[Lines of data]
■ ■ ■ ■
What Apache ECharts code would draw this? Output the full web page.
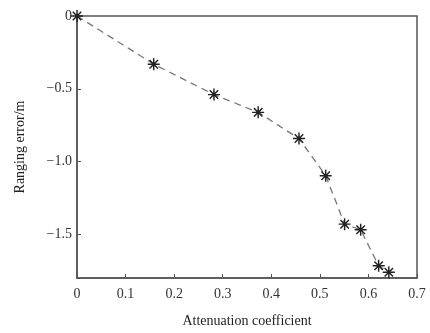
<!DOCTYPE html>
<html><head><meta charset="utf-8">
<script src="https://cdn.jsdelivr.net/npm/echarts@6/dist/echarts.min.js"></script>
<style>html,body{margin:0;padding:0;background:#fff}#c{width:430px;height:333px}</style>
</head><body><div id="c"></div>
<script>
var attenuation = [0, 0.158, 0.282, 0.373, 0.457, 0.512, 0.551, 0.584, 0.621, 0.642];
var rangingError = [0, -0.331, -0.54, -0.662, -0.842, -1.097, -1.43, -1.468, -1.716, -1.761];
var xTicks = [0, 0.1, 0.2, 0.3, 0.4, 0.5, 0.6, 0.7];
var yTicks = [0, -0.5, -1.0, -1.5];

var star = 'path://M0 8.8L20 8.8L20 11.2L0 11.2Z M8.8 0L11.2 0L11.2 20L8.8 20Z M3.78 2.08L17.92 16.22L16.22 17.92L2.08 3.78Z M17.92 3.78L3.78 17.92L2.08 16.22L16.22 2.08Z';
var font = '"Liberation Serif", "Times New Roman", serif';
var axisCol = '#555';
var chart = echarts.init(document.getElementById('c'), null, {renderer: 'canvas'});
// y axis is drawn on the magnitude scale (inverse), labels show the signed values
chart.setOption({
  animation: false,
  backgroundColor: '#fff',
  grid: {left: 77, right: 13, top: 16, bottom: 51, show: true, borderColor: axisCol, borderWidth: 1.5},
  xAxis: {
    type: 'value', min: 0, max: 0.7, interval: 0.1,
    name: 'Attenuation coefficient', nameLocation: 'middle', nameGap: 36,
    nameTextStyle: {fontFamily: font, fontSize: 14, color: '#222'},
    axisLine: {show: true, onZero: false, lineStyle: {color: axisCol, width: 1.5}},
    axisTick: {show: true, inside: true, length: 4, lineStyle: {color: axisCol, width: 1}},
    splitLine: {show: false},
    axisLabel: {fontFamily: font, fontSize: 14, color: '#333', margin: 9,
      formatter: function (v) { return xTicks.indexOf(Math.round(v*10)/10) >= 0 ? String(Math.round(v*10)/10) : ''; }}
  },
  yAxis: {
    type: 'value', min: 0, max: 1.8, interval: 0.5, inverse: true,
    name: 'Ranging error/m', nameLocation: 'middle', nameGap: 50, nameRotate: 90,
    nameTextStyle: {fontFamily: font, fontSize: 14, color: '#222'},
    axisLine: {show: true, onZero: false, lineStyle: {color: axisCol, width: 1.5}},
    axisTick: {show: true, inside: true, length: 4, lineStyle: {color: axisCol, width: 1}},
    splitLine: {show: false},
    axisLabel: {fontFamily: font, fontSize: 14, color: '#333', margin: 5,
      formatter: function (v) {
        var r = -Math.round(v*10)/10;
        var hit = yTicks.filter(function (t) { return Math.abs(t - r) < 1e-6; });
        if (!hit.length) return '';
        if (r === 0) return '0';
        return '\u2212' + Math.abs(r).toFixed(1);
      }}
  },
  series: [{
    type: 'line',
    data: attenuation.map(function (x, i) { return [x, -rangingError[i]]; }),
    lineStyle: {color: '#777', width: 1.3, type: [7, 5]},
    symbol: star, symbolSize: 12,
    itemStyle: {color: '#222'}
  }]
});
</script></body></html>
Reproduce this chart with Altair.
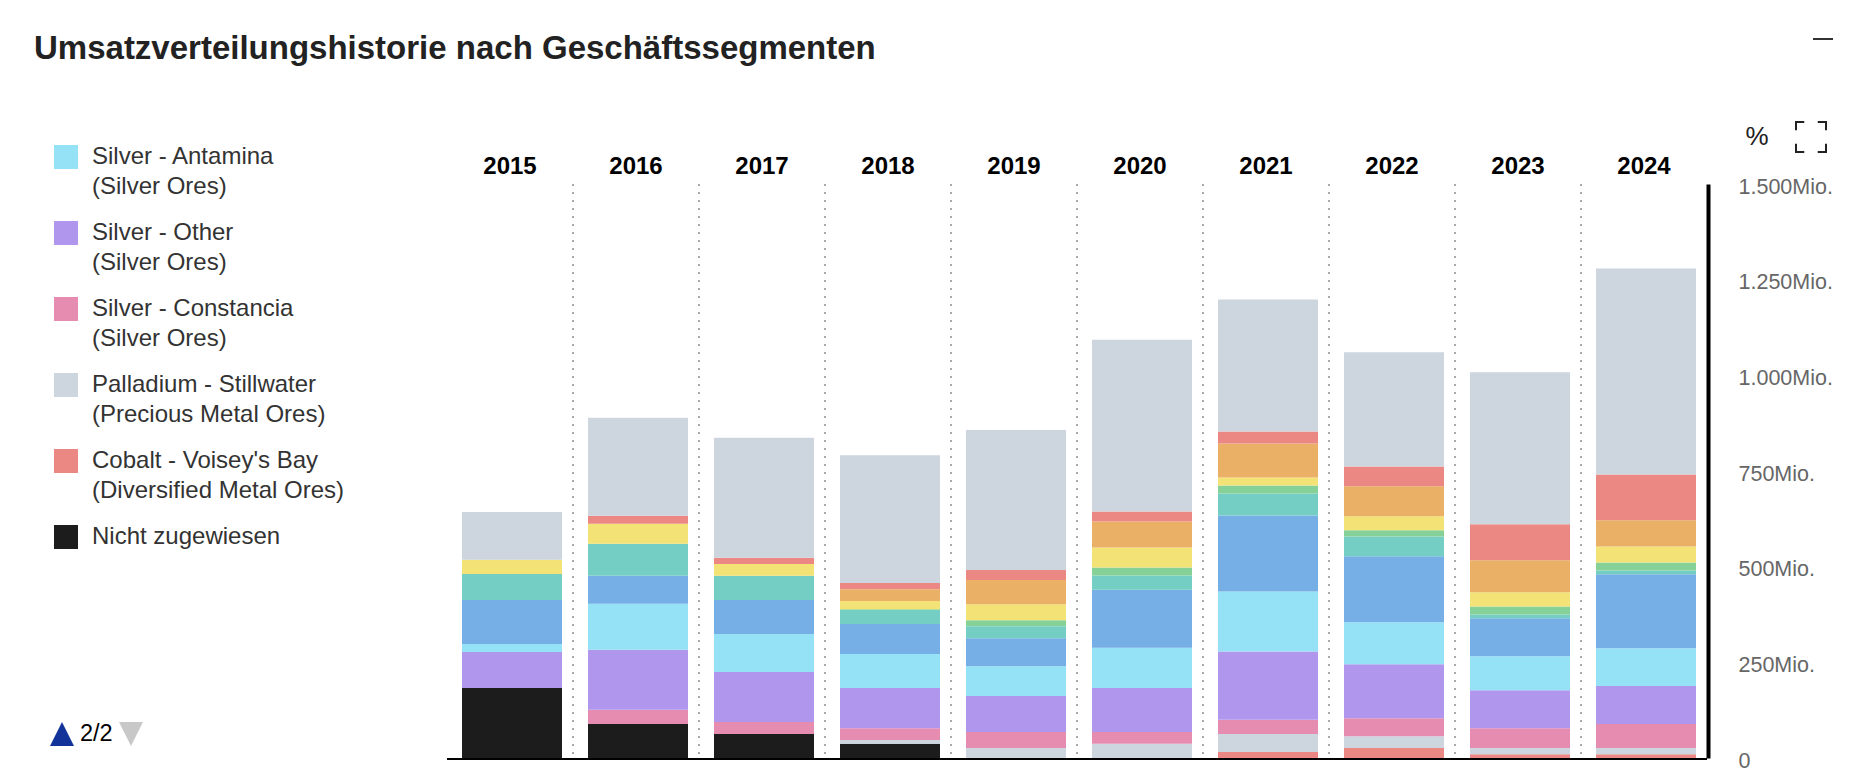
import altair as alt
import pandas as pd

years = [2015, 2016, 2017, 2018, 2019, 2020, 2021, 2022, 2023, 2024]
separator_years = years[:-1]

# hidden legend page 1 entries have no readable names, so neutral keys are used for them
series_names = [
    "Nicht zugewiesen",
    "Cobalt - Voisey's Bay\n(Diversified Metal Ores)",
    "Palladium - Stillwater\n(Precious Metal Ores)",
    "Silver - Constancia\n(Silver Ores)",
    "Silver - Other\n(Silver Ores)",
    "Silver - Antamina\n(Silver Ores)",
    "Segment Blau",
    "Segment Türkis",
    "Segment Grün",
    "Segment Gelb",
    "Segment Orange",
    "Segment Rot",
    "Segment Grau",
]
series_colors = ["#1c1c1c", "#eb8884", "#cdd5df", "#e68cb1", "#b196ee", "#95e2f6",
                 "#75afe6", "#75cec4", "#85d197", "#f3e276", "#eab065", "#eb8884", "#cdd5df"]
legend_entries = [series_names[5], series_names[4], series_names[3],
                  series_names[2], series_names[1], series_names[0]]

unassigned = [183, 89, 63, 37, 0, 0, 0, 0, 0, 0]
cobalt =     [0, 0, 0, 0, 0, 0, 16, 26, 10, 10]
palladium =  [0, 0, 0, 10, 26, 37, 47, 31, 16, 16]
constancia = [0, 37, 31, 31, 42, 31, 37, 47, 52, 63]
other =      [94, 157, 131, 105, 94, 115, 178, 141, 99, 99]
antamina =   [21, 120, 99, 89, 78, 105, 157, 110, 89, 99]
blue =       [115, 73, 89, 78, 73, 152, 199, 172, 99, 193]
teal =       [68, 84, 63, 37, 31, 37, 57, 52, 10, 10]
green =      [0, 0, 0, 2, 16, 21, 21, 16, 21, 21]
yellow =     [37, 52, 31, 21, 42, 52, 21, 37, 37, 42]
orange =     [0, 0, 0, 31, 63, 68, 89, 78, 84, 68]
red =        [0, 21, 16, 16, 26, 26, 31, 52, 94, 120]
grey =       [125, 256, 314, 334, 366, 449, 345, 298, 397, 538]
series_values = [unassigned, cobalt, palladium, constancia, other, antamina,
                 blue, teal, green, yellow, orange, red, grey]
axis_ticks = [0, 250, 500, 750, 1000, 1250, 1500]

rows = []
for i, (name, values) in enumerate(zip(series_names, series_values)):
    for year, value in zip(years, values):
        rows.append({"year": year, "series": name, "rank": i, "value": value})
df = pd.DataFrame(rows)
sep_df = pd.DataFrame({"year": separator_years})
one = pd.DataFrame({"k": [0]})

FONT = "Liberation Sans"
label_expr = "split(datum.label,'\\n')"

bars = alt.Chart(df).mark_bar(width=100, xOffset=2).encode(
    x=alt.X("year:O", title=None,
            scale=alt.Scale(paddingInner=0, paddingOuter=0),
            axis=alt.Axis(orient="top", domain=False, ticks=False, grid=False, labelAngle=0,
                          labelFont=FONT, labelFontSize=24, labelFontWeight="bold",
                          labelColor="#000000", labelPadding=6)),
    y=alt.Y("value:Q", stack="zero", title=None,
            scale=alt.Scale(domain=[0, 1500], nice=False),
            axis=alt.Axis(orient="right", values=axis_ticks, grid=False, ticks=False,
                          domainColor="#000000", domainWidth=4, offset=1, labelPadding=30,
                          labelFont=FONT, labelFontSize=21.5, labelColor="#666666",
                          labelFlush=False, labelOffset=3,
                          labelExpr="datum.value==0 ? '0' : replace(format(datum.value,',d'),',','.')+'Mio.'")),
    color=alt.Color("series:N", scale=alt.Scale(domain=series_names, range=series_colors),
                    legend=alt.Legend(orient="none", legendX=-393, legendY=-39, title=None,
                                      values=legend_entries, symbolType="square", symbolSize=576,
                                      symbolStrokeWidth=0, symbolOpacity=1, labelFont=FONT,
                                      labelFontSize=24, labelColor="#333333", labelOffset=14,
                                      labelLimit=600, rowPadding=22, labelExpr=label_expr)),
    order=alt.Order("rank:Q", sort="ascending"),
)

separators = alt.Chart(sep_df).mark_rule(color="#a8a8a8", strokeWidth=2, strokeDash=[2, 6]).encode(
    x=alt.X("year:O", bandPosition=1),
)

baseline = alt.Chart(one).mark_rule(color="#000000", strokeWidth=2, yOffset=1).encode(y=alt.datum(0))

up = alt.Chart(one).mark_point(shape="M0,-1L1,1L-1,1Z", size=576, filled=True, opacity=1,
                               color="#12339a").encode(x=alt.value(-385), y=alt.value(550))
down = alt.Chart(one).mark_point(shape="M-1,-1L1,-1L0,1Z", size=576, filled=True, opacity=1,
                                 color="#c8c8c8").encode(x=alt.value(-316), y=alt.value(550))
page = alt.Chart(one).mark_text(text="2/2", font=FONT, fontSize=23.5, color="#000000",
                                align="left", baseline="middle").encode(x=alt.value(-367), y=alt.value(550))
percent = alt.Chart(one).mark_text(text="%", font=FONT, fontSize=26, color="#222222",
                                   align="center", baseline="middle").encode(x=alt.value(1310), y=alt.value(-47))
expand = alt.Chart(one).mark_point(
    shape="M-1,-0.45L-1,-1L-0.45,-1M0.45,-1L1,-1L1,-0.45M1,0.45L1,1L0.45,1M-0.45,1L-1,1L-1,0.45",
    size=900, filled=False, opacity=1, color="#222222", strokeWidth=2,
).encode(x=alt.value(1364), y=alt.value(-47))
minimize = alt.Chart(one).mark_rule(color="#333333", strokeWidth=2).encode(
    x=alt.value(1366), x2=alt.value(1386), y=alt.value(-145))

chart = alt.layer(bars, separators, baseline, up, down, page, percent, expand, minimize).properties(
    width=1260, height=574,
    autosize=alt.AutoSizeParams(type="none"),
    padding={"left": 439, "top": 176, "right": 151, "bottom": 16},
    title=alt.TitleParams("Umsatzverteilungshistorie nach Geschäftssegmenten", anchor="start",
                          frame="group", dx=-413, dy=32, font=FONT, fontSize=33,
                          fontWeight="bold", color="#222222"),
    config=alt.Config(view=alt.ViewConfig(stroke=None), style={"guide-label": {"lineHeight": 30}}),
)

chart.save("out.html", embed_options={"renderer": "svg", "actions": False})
■ ■ ■ ■
Written exercise>
All lines above from the one containing "Reproduce this chart with Altair." through the one containing "series_names[2], series_names[1], series_names[0]]" are to be quoted exactly, and only those; pictures are left out.

Exercise output>
Reproduce this chart with Altair.
import altair as alt
import pandas as pd

years = [2015, 2016, 2017, 2018, 2019, 2020, 2021, 2022, 2023, 2024]
separator_years = years[:-1]

# hidden legend page 1 entries have no readable names, so neutral keys are used for them
series_names = [
    "Nicht zugewiesen",
    "Cobalt - Voisey's Bay\n(Diversified Metal Ores)",
    "Palladium - Stillwater\n(Precious Metal Ores)",
    "Silver - Constancia\n(Silver Ores)",
    "Silver - Other\n(Silver Ores)",
    "Silver - Antamina\n(Silver Ores)",
    "Segment Blau",
    "Segment Türkis",
    "Segment Grün",
    "Segment Gelb",
    "Segment Orange",
    "Segment Rot",
    "Segment Grau",
]
series_colors = ["#1c1c1c", "#eb8884", "#cdd5df", "#e68cb1", "#b196ee", "#95e2f6",
                 "#75afe6", "#75cec4", "#85d197", "#f3e276", "#eab065", "#eb8884", "#cdd5df"]
legend_entries = [series_names[5], series_names[4], series_names[3],
                  series_names[2], series_names[1], series_names[0]]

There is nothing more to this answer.